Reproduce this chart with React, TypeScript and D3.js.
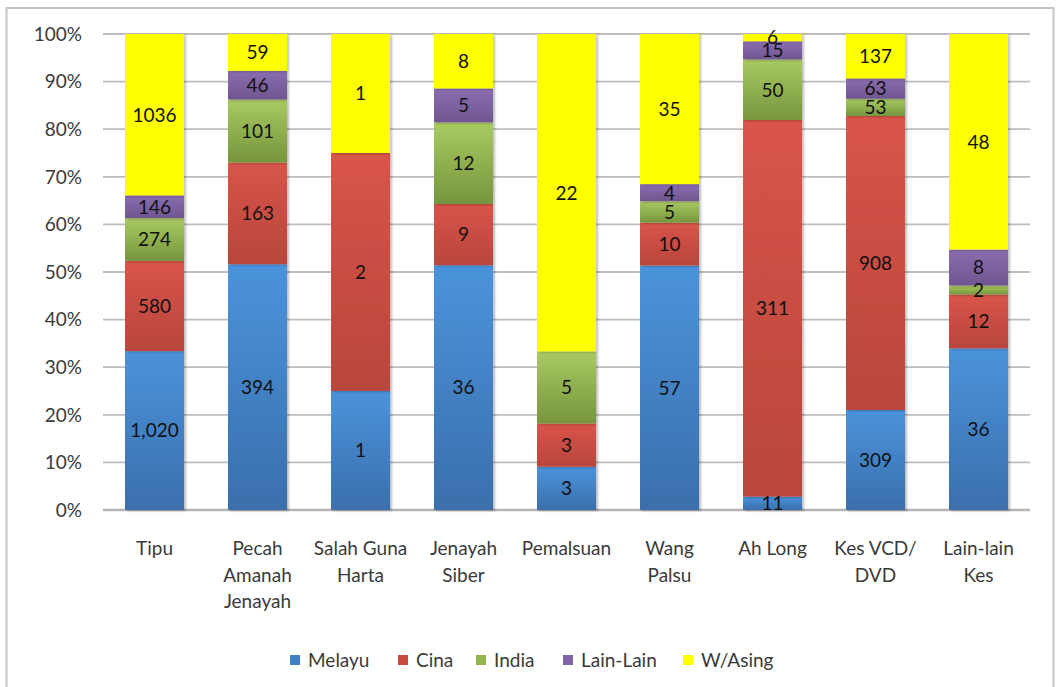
import React from "react";
import * as d3 from "d3";

const categories = [
  ["Tipu"],
  ["Pecah", "Amanah", "Jenayah"],
  ["Salah Guna", "Harta"],
  ["Jenayah", "Siber"],
  ["Pemalsuan"],
  ["Wang", "Palsu"],
  ["Ah Long"],
  ["Kes VCD/", "DVD"],
  ["Lain-lain", "Kes"],
];
const seriesNames = ["Melayu", "Cina", "India", "Lain-Lain", "W/Asing"];
const melayu = [1020, 394, 1, 36, 3, 57, 11, 309, 36];
const cina = [580, 163, 2, 9, 3, 10, 311, 908, 12];
const india = [274, 101, 0, 12, 5, 5, 50, 53, 2];
const lainLain = [146, 46, 0, 5, 0, 4, 15, 63, 8];
const wAsing = [1036, 59, 1, 8, 22, 35, 6, 137, 48];
const yTicks = [0, 0.1, 0.2, 0.3, 0.4, 0.5, 0.6, 0.7, 0.8, 0.9, 1];

const seriesValues = [melayu, cina, india, lainLain, wAsing];
const colorsTop = ["#4b93dc", "#d9544a", "#a9ca62", "#8a6db0", "#ffff00"];
const colorsBottom = ["#3a6fab", "#b8463c", "#77953d", "#6f5690", "#ffff00"];
const legendColors = ["#3f7fc4", "#cc4b40", "#93b552", "#7f63a3", "#ffff00"];

const W = 1056;
const H = 687;
const left = 103;
const right = 1030;
const top = 34;
const bottom = 510;
const FONT = "Lato, 'Open Sans', sans-serif";

export default function App() {
  const keys = categories.map((_, i) => String(i));
  const x = d3.scaleBand<string>().domain(keys).range([left, right]).paddingInner(0.427).paddingOuter(0.2135);
  const y = d3.scaleLinear().domain([0, 1]).range([bottom, top]);
  const rows = categories.map((_, i) => {
    const total = d3.sum(seriesValues, (s) => s[i]);
    const r: any = { idx: i };
    seriesNames.forEach((n, j) => (r[n] = seriesValues[j][i] / total));
    return r;
  });
  const stack = d3.stack<any>().keys(seriesNames)(rows);
  const fmtComma = d3.format(",");

  const legendX = [290, 398, 476, 563, 683];

  return (
    <svg width={W} height={H} style={{ position: "absolute", left: 0, top: 0 }} fontFamily={FONT}>
      <defs>
        {seriesNames.map((n, j) => (
          <linearGradient key={n} id={`g${j}`} x1="0" y1="0" x2="0" y2="1">
            <stop offset="0" stopColor={colorsTop[j]} />
            <stop offset="1" stopColor={colorsBottom[j]} />
          </linearGradient>
        ))}
        <filter id="sh" x="-10%" y="-10%" width="130%" height="130%">
          <feDropShadow dx="2" dy="1" stdDeviation="1" floodColor="#000" floodOpacity="0.25" />
        </filter>
      </defs>
      <rect x={0} y={0} width={W} height={H} fill="#fff" />
      <rect x={6.5} y={8} width={1047} height={700} fill="none" stroke="#c4c4c4" strokeWidth={2} />
      {yTicks.map((t) => (
        <g key={t}>
          <line x1={left} x2={right} y1={y(t)} y2={y(t)} stroke={t === 0 ? "#b5b5b5" : "#bdbdbd"} strokeWidth={t === 0 ? 2.5 : 1.8} />
          <text x={82} y={y(t)} dy="0.36em" textAnchor="end" fontSize={19} fill="#3a3a3a">
            {d3.format(".0%")(t)}
          </text>
        </g>
      ))}
      {stack.map((layer, j) => (
        <g key={layer.key}>
          {layer.map((d, i) => {
            const h = y(d[0]) - y(d[1]);
            if (h <= 0) return null;
            return (
              <rect key={i} x={x(String(i))} y={y(d[1])} width={x.bandwidth()} height={h} fill={`url(#g${j})`} filter="url(#sh)" />
            );
          })}
        </g>
      ))}
      {stack.map((layer, j) => (
        <g key={"l" + layer.key}>
          {layer.map((d, i) => {
            const v = seriesValues[j][i];
            if (!v) return null;
            const cy = (y(d[0]) + y(d[1])) / 2;
            return (
              <text key={i} x={x(String(i))! + x.bandwidth() / 2} y={cy} dy="0.36em" textAnchor="middle" fontSize={19} fill="#111">
                {j === 0 ? fmtComma(v) : String(v)}
              </text>
            );
          })}
        </g>
      ))}
      {categories.map((lines, i) => (
        <text key={i} x={x(String(i))! + x.bandwidth() / 2} y={555} textAnchor="middle" fontSize={19} fill="#3a3a3a">
          {lines.map((l, k) => (
            <tspan key={k} x={x(String(i))! + x.bandwidth() / 2} dy={k === 0 ? 0 : 26.5}>
              {l}
            </tspan>
          ))}
        </text>
      ))}
      {seriesNames.map((n, j) => (
        <g key={"lg" + n}>
          <rect x={legendX[j]} y={655} width={10} height={10} fill={legendColors[j]} />
          <text x={legendX[j] + 18} y={660} dy="0.36em" fontSize={19} fill="#3a3a3a">
            {n}
          </text>
        </g>
      ))}
    </svg>
  );
}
++++++++++++++++++++
> **BRIEF**:
Write out the whole listing again, exactly, with no pictures.

> **RESULT OF THE EXERCISE**:
Reproduce this chart with React, TypeScript and D3.js.
import React from "react";
import * as d3 from "d3";

const categories = [
  ["Tipu"],
  ["Pecah", "Amanah", "Jenayah"],
  ["Salah Guna", "Harta"],
  ["Jenayah", "Siber"],
  ["Pemalsuan"],
  ["Wang", "Palsu"],
  ["Ah Long"],
  ["Kes VCD/", "DVD"],
  ["Lain-lain", "Kes"],
];
const seriesNames = ["Melayu", "Cina", "India", "Lain-Lain", "W/Asing"];
const melayu = [1020, 394, 1, 36, 3, 57, 11, 309, 36];
const cina = [580, 163, 2, 9, 3, 10, 311, 908, 12];
const india = [274, 101, 0, 12, 5, 5, 50, 53, 2];
const lainLain = [146, 46, 0, 5, 0, 4, 15, 63, 8];
const wAsing = [1036, 59, 1, 8, 22, 35, 6, 137, 48];
const yTicks = [0, 0.1, 0.2, 0.3, 0.4, 0.5, 0.6, 0.7, 0.8, 0.9, 1];

const seriesValues = [melayu, cina, india, lainLain, wAsing];
const colorsTop = ["#4b93dc", "#d9544a", "#a9ca62", "#8a6db0", "#ffff00"];
const colorsBottom = ["#3a6fab", "#b8463c", "#77953d", "#6f5690", "#ffff00"];
const legendColors = ["#3f7fc4", "#cc4b40", "#93b552", "#7f63a3", "#ffff00"];

const W = 1056;
const H = 687;
const left = 103;
const right = 1030;
const top = 34;
const bottom = 510;
const FONT = "Lato, 'Open Sans', sans-serif";

export default function App() {
  const keys = categories.map((_, i) => String(i));
  const x = d3.scaleBand<string>().domain(keys).range([left, right]).paddingInner(0.427).paddingOuter(0.2135);
  const y = d3.scaleLinear().domain([0, 1]).range([bottom, top]);
  const rows = categories.map((_, i) => {
    const total = d3.sum(seriesValues, (s) => s[i]);
    const r: any = { idx: i };
    seriesNames.forEach((n, j) => (r[n] = seriesValues[j][i] / total));
    return r;
  });
  const stack = d3.stack<any>().keys(seriesNames)(rows);
  const fmtComma = d3.format(",");

  const legendX = [290, 398, 476, 563, 683];

  return (
    <svg width={W} height={H} style={{ position: "absolute", left: 0, top: 0 }} fontFamily={FONT}>
      <defs>
        {seriesNames.map((n, j) => (
          <linearGradient key={n} id={`g${j}`} x1="0" y1="0" x2="0" y2="1">
            <stop offset="0" stopColor={colorsTop[j]} />
            <stop offset="1" stopColor={colorsBottom[j]} />
          </linearGradient>
        ))}
        <filter id="sh" x="-10%" y="-10%" width="130%" height="130%">
          <feDropShadow dx="2" dy="1" stdDeviation="1" floodColor="#000" floodOpacity="0.25" />
        </filter>
      </defs>
      <rect x={0} y={0} width={W} height={H} fill="#fff" />
      <rect x={6.5} y={8} width={1047} height={700} fill="none" stroke="#c4c4c4" strokeWidth={2} />
      {yTicks.map((t) => (
        <g key={t}>
          <line x1={left} x2={right} y1={y(t)} y2={y(t)} stroke={t === 0 ? "#b5b5b5" : "#bdbdbd"} strokeWidth={t === 0 ? 2.5 : 1.8} />
          <text x={82} y={y(t)} dy="0.36em" textAnchor="end" fontSize={19} fill="#3a3a3a">
            {d3.format(".0%")(t)}
          </text>
        </g>
      ))}
      {stack.map((layer, j) => (
        <g key={layer.key}>
          {layer.map((d, i) => {
            const h = y(d[0]) - y(d[1]);
            if (h <= 0) return null;
            return (
              <rect key={i} x={x(String(i))} y={y(d[1])} width={x.bandwidth()} height={h} fill={`url(#g${j})`} filter="url(#sh)" />
            );
          })}
        </g>
      ))}
      {stack.map((layer, j) => (
        <g key={"l" + layer.key}>
          {layer.map((d, i) => {
            const v = seriesValues[j][i];
            if (!v) return null;
            const cy = (y(d[0]) + y(d[1])) / 2;
            return (
              <text key={i} x={x(String(i))! + x.bandwidth() / 2} y={cy} dy="0.36em" textAnchor="middle" fontSize={19} fill="#111">
                {j === 0 ? fmtComma(v) : String(v)}
              </text>
            );
          })}
        </g>
      ))}
      {categories.map((lines, i) => (
        <text key={i} x={x(String(i))! + x.bandwidth() / 2} y={555} textAnchor="middle" fontSize={19} fill="#3a3a3a">
          {lines.map((l, k) => (
            <tspan key={k} x={x(String(i))! + x.bandwidth() / 2} dy={k === 0 ? 0 : 26.5}>
              {l}
            </tspan>
          ))}
        </text>
      ))}
      {seriesNames.map((n, j) => (
        <g key={"lg" + n}>
          <rect x={legendX[j]} y={655} width={10} height={10} fill={legendColors[j]} />
          <text x={legendX[j] + 18} y={660} dy="0.36em" fontSize={19} fill="#3a3a3a">
            {n}
          </text>
        </g>
      ))}
    </svg>
  );
}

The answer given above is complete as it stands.